İmam ibni Teymiyye (rahimehullah)’a bir araziyi kiralamış ve imar etmiş ve sonra imar ettiği bina ve dükkânları kiraya vermiş bir kişinin kiralanmış arazinin üstüne mescit yapıp diğer binalardan gelen geliri bu mescide vakfetmesi caiz olup olmayacağı sorulduğunda şöyle cevap veriyor: “Kiralanmış arazinin üzerine imar ettiği binaları mescit olarak veya mescit olmayarak vakfetmesi caizdir. Bu durum arazi sahiplerin haklarını düşürmez. Kira sözleşmesinin müddeti bittiğinde ve bina yıkıldığında vakfın hükmü sona erer. İster bina mescit olsun ister olmasın. Arazi sahipleri arazilerini alır ve istedikleri yönde kullanırlar.
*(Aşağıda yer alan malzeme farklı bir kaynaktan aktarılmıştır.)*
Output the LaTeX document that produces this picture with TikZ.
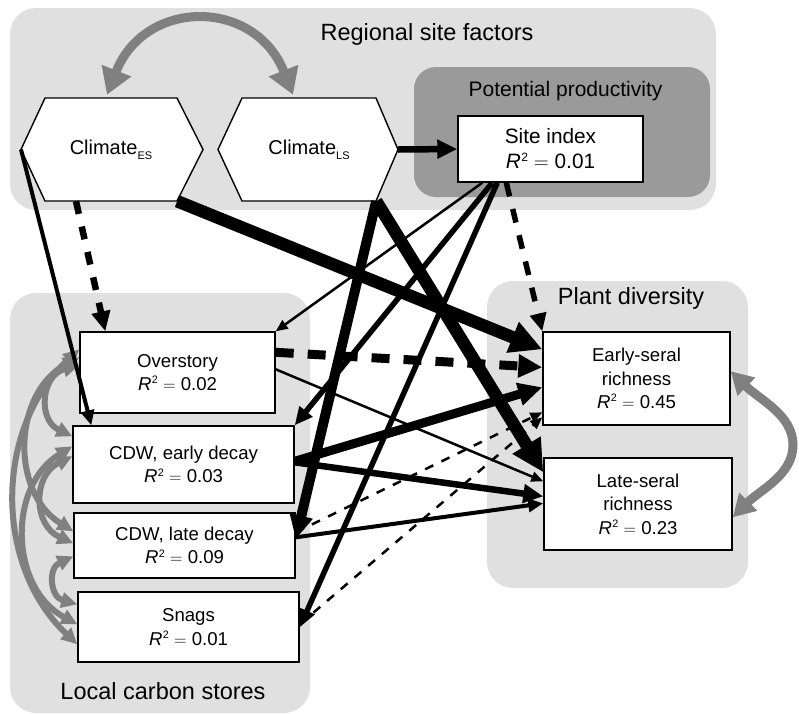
\documentclass[tikz,border=0pt]{standalone}
\usepackage{fontspec}
\setmainfont{Liberation Sans}
\usetikzlibrary{arrows.meta,calc}
\definecolor{bglight}{RGB}{224,224,224}
\definecolor{bgdark}{RGB}{154,154,154}
\definecolor{covgrey}{RGB}{128,128,128}
\newcommand{\myrsq}[1]{\textit{R}\kern0.5pt\raisebox{0.36em}{\fontsize{0.58em}{0.6em}\selectfont 2}\hspace{0.28em}$=$\hspace{0.28em}#1}
\newcommand{\mysubs}[1]{\raisebox{-5pt}{\fontsize{11}{11}\selectfont #1}}
\begin{document}
\begin{tikzpicture}[x=1pt,y=1pt,
  ttl/.style={font=\fontsize{23.5}{26}\selectfont, inner sep=0pt},
  ttlsmall/.style={font=\fontsize{21}{24}\selectfont, inner sep=0pt},
  box/.style={draw=black, line width=1.4pt, fill=white, align=center, inner sep=0pt,
    font=\fontsize{18.6}{23.5}\selectfont},
  hexs/.style={draw=black, line width=1.4pt, fill=white},
  hextxt/.style={minimum height=103pt, inner sep=0pt, font=\fontsize{20}{24}\selectfont},
  a1/.style={line width=2.5pt, -{Triangle[length=12pt,width=10pt]}},
  a2/.style={line width=4pt, -{Triangle[length=15pt,width=13pt]}},
  a3/.style={line width=5.5pt, -{Triangle[length=18pt,width=16pt]}},
  a4/.style={line width=6.5pt, -{Triangle[length=20pt,width=18pt]}},
  a5/.style={line width=9pt, -{Triangle[length=24pt,width=22pt]}},
  a6/.style={line width=10pt, -{Triangle[length=24pt,width=22pt]}},
  a7/.style={line width=12.5pt, -{Triangle[length=32pt,width=31pt]}},
  cov/.style={draw=covgrey, line width=6pt,
    {Triangle[length=16pt,width=15pt]}-{Triangle[length=16pt,width=15pt]}},
  covbig/.style={draw=covgrey, line width=9pt,
    {Triangle[length=26pt,width=30pt]}-{Triangle[length=26pt,width=30pt]}},
  covmid/.style={draw=covgrey, line width=9pt,
    {Triangle[length=22pt,width=24pt]}-{Triangle[length=22pt,width=24pt]}}
]
\useasboundingbox (0,0) rectangle (799,-713);

% group backgrounds
\fill[bglight, rounded corners=26pt] (10,-8) rectangle (716,-210);
\fill[bgdark, rounded corners=22pt] (414,-67) rectangle (710,-197);
\fill[bglight, rounded corners=26pt] (10,-293) rectangle (310,-713);
\fill[bglight, rounded corners=26pt] (487,-281) rectangle (748,-588);

% group titles
\node[ttl, anchor=base] (tReg) at (427,-40) {Regional site factors};
\node[ttlsmall, anchor=base] (tPot) at (565.5,-96) {Potential productivity};
\node[ttl, anchor=base] (tPla) at (631,-304) {Plant diversity};
\node[ttl, anchor=base] (tLoc) at (163,-699) {Local carbon stores};

% climate hexagons
\coordinate (cesW) at (21,-149.5);
\coordinate (cesE) at (203,-149.5);
\coordinate (clsW) at (218,-149.5);
\coordinate (clsE) at (398,-149.5);
\draw[hexs] (45,-98) -- (177,-98) -- (cesE) -- (177,-201) -- (45,-201) -- (cesW) -- cycle;
\draw[hexs] (242,-98) -- (376,-98) -- (clsE) -- (376,-201) -- (242,-201) -- (clsW) -- cycle;
\node[hextxt, minimum width=132pt] (ces) at (111,-149.5) {Climate\mysubs{ES}};
\node[hextxt, minimum width=134pt] (cls) at (309,-149.5) {Climate\mysubs{LS}};

% boxes
\node[box, minimum width=185pt, minimum height=66pt, font=\fontsize{20.8}{25}\selectfont]
  (site) at (550.5,-149) {Site index\\\myrsq{0.01}};
\node[box, minimum width=195pt, minimum height=81pt] (ovs) at (177.5,-372.5) {Overstory\\\myrsq{0.02}};
\node[box, minimum width=221pt, minimum height=77pt] (cdwE) at (183.5,-464.5) {CDW, early decay\\\myrsq{0.03}};
\node[box, minimum width=221pt, minimum height=65pt] (cdwL) at (184.5,-545.5) {CDW, late decay\\\myrsq{0.09}};
\node[box, minimum width=221pt, minimum height=70pt] (snags) at (188.5,-627) {Snags\\\myrsq{0.01}};
\node[box, minimum width=187pt, minimum height=93pt] (early) at (636.5,-378.5) {Early-seral\\richness\\\myrsq{0.45}};
\node[box, minimum width=188pt, minimum height=92pt] (late) at (638,-504) {Late-seral\\richness\\\myrsq{0.23}};

% covariances
\draw[covbig] ([xshift=-4pt,yshift=3pt]ces.north) .. controls (145,2) and (255,2) .. ([xshift=-16pt,yshift=3pt]cls.north);
\draw[covmid] ([yshift=-40pt]early.north east) .. controls (760,-400) and (793,-415) .. (793,-445)
  .. controls (793,-475) and (760,-490) .. ([yshift=-60pt]late.north east);
\draw[cov] ([yshift=-18pt]ovs.north west) to[bend right=47] ([yshift=-53pt]snags.north west);
\draw[cov] ([yshift=-26pt]ovs.north west) to[bend right=60, looseness=1.1] ([yshift=-19pt]cdwL.north west);
\draw[cov] ([yshift=-34pt]ovs.north west) to[bend right=70, looseness=1.4] ([yshift=-11pt]cdwE.north west);
\draw[cov] ([yshift=-21pt]cdwE.north west) to[bend right=60, looseness=1.1] ([yshift=-33pt]snags.north west);
\draw[cov] ([yshift=-31pt]cdwE.north west) to[bend right=65, looseness=1.3] ([yshift=-31pt]cdwL.north west);
\draw[cov] ([yshift=-44pt]cdwL.north west) to[bend right=70, looseness=1.5] ([yshift=-13pt]snags.north west);

% paths
\draw[a2] (cesW) -- ([xshift=19pt]cdwE.north west);
\draw[a4, dash pattern=on 13pt off 13pt] ([xshift=-35pt]ces.south) -- ([xshift=26pt]ovs.north west);
\draw[a7] (ces.south east) -- ([yshift=-18pt]early.north west);
\draw[a4] (clsE) -- (site.west);
\draw[a6] (cls.south east) -- ([yshift=-27pt]cdwL.north east);
\draw[a7] (cls.south east) -- ([yshift=-15pt]late.north west);
\draw[a1] ([xshift=25pt]site.south west) -- (ovs.north east);
\draw[a3] ([xshift=35pt]site.south west) -- (cdwE.north east);
\draw[a3] ([xshift=40pt]site.south west) -- ([yshift=-36pt]snags.north east);
\draw[a3, dash pattern=on 14pt off 13pt] ([xshift=49pt]site.south west) -- (early.north west);
\draw[a5, dash pattern=on 18pt off 14pt] ([yshift=-21pt]ovs.north east) -- ([yshift=-36pt]early.north west);
\draw[a1] ([yshift=-38pt]ovs.north east) -- ([yshift=-24pt]late.north west);
\draw[a5] ([yshift=-36pt]cdwE.north east) -- ([yshift=-56pt]early.north west);
\draw[a4] ([yshift=-37pt]cdwE.north east) -- ([yshift=-39pt]late.north west);
\draw[a2] ([yshift=-25pt]cdwL.north east) -- ([yshift=-46pt]late.north west);
\draw[a1, dash pattern=on 9pt off 9pt] ([yshift=-20pt]cdwL.north east) -- ([yshift=-81pt]early.north west);
\draw[a1, dash pattern=on 9pt off 9pt] ([yshift=-33pt]snags.north east) -- ([yshift=-86pt]early.north west);
\end{tikzpicture}
\end{document}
Eğer bina henüz üzerinde duruyorsa misli ücret verilmesi gerekir.” (Mecmuatu’l-Fetava, Kitabu’l-Vakf, 4.Soru)
Şeriatın maksatlarını gözeterek özellikle zamanımızda Maliki uleması ve İmam İbn-i Teymiyye’nin fetvasıyla amel etmek Müslümanlar için bir genişlik ve rahatlama olacaktır. Dolayısıyla kiralanmış bir yerin kira süresince mescit olarak vakfedilmesi caizdir. Vakfedilmesi durumunda yer şeri mescit hükmünü alır. Şeri mescitte meşru olan ve olmayan her şey bu yerde de vakıf süresince geçerli olur. Yani mescit olarak vakfedilmiş yerde Tahiyyetu’l-mescit namazı müekked sünnet olur, itikâf sahih olur, alım satım ve kaybolanın duyurulması caiz olmaz. Mescit için gözetilmesi gereken tüm hak ve ihtiram bu mekân için de gözetilmesi gerekir.
Bunun için yeri kiralamış olanlar maslahatlarına uygun olanı değerlendirip mekânın mescit mi yoksa musalla olarak mı kullanılması daha uygun olacağına bakmalılar. Mescit olarak vakfettikleri durumda şeran hakkını vermeliler, musalla olarak kullanırlarsa şeriatın onları hapsettikleri yerde durmalılar. Allah-u A’lem.
Allah’a hamd ve Rasûlü Muhammed’e salât ve selam olsun. Davamızın sonu âlemlerin Rabbi olan Allah'a hamd etmektir.